Trust in government. Trust in government is one of the most important indicators of institutional trust. The classification problem was solved using 3 sets of predictors: individual characteristics, societal indicators, and the mixed composition. All the predictors in these sets were the same as in interpersonal trust models.

As it was expected, using the first set haven’t led to satisfactory models: all the machine learning methods gave very low accuracy (about 60%). Therefore, the assumption that institutional trust can’t be only explained at an individual level was verified for the case of trust in government.

However, classification models with the only societal characteristics didn’t proved satisfactory results too. Despite this, this set of predictors increased the accuracy of models (to 68%) it didn’t reach the acceptable value.

Finally, the only mixed composition models showed a higher estimate of accuracy. The best results (76.7%) were provided by the Support Vector Machines and K-Nearest Neighbors methods. This value is already high enough to recognize the simulation results as quite satisfactory.

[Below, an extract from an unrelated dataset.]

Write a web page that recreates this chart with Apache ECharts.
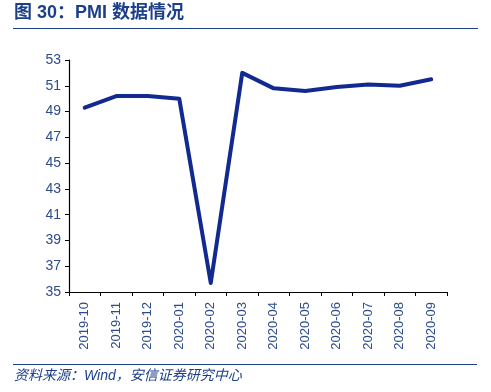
<!DOCTYPE html>
<html><head><meta charset="utf-8">
<script src="https://cdn.jsdelivr.net/npm/echarts@6/dist/echarts.min.js"></script>
<style>html,body{margin:0;padding:0;background:#fff}#c{width:491px;height:392px}</style>
</head><body><div id="c"></div>
<script>
const categories = ['2019-10','2019-11','2019-12','2020-01','2020-02','2020-03','2020-04','2020-05','2020-06','2020-07','2020-08','2020-09'];
const pmi = [49.3, 50.2, 50.2, 50.0, 35.7, 52.0, 50.8, 50.6, 50.9, 51.1, 51.0, 51.5];
const yTicks = [35, 37, 39, 41, 43, 45, 47, 49, 51, 53];
const titleText = '图 30：PMI 数据情况';
const sourceText = '资料来源：Wind，安信证券研究中心';

const chart = echarts.init(document.getElementById('c'), null, {renderer:'canvas'});
chart.setOption({
  animation:false,
  backgroundColor:'#fff',
  graphic:[
    {type:'text', left:14, top:4, style:{text:titleText, font:'bold 18px "Liberation Sans", "Noto Sans CJK SC", sans-serif', fill:'#1b3f8b'}},
    {type:'line', shape:{x1:13,y1:28.5,x2:478,y2:28.5}, style:{stroke:'#1b3f8b', lineWidth:1.2}},
    {type:'line', shape:{x1:13,y1:364.5,x2:477,y2:364.5}, style:{stroke:'#1b3f8b', lineWidth:1.2}},
    {type:'text', left:14, top:369, style:{text:sourceText, font:'italic 14px "Liberation Sans", "Noto Sans CJK SC", sans-serif', fill:'#1b3f8b'}}
  ],
  grid:{left:69, right:44, top:60, bottom:100, containLabel:false},
  xAxis:{
    type:'category', data:categories, boundaryGap:true,
    axisLine:{lineStyle:{color:'#000', width:1.2}},
    axisTick:{show:true, inside:false, length:4, alignWithLabel:false, lineStyle:{color:'#000'}},
    axisLabel:{rotate:90, margin:10, color:'#2c4c8c', fontSize:13, fontFamily:'"Liberation Sans", Arial, sans-serif', interval:0},
    splitLine:{show:false}
  },
  yAxis:{
    type:'value', min:yTicks[0], max:yTicks[yTicks.length-1], interval:2,
    axisLine:{show:true, lineStyle:{color:'#000', width:1.2}},
    axisTick:{show:true, inside:false, length:4, lineStyle:{color:'#000'}},
    axisLabel:{color:'#2c4c8c', fontSize:14, fontFamily:'"Liberation Sans", Arial, sans-serif', margin:8},
    splitLine:{show:false}
  },
  series:[{
    type:'line', data:pmi, symbol:'none', smooth:false,
    lineStyle:{color:'#12298f', width:4, join:'round', cap:'round'}
  }]
});
</script></body></html>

We used the K-means-based clustering algorithm to partition the data into clusters. Cluster analysis of eight factors (“Trust_the_government”, “Employment_status”, “Marriage”, “Corruption”, “Religion”, “Migration”, “Ethnic group_East Asian Chinese, Japanese, etc.”, “ Ethnic group_White ”) divided the set of respondents into 2 clusters. It is important to emphasize the differences between clusters in the average values of factors. First of all, there is a significant gap between clusters in the factor “Trust in government”.

The first cluster includes respondents with low trust in the government. They are of the White ethnic group and they are more religious. The second cluster includes respondents with high confidence in the government belong to the “East Asian Chinese, Japanese, etc.” ethnic group and are less religious than the respondents in the first cluster. For the rest of the indicators, differences in the mean values of the clusters of such scale are not visible.

The results of this research can to a certain extent serve as arguments in favor of the multilevel approach to social trust determinants, taking into account the essential role of individual and societal factors for both interpersonal and institutional trust.